Oscarline Onwuemenyi
29 November 2017, Sweetcrude, Abuja – Senator representing Abia South, Enyinnaya Abaribe on Tuesday said the 2018 budget was “dead on arrival”.
Abaribe, who said this during the debate on the budget at the plenary on the Senate floor, in Abuja, said the assumptions of the budget are “totally wrong and off the mark” and is “dead on arrival”.
President Muhammadu Buhari had presented the proposed 2018 budget to the upper and lower chamber of the legislature last month.
The Presidency had said the budget will be passed before January.
However, according to the senator, little to nothing was achieved in 2017 budget, so the proposed budget cannot be called budget of consolidation.
He said, “I’m just quoting the senate leader in his speech – ‘the 2018 budget is designed to consolidate on the achievements of the 2016 and 2017 budget. What was done in 2017 when less than 15 percent of that budget was released? Nothing was done. That was why I said the 2018 budget is fictitious.
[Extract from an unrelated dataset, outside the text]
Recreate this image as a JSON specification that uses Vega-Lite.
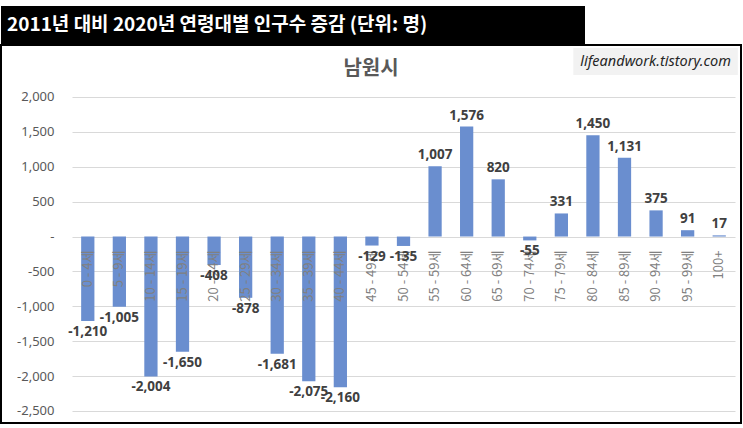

“If that is the word that the Senate leader is bothered about, I withdraw the word ‘fictitious’ and say that the 2018 budget is totally imaginary. Because nothing was done in 2017. That is a fact that we all know.
“In the leader’s speech, he said that there was so much money that was received in 2017 and therefore, there is an estimate of N11 trillion to be gotten. But we know that as at last week, the total receivables that this government is got was one-tenth of what was stated publicly.”
Sen. Abaribe added that, “In what sense will the 2018 budget be predicated on an assumption that the facts have already destroyed? You are assuming 11 trillion, yet, getting one trillion. That is why I said that the 2018 budget is imaginary.
“Rather than debate this that has no basis in reality, we may just continue to beg this government to be very specific in the indication of the assumptions underlined in the budget. The assumptions are totally wrong and off the mark. Therefore, the 2018 budget is already dead on arrival.”
The Senate adjourned debate on the budget to Wednesday.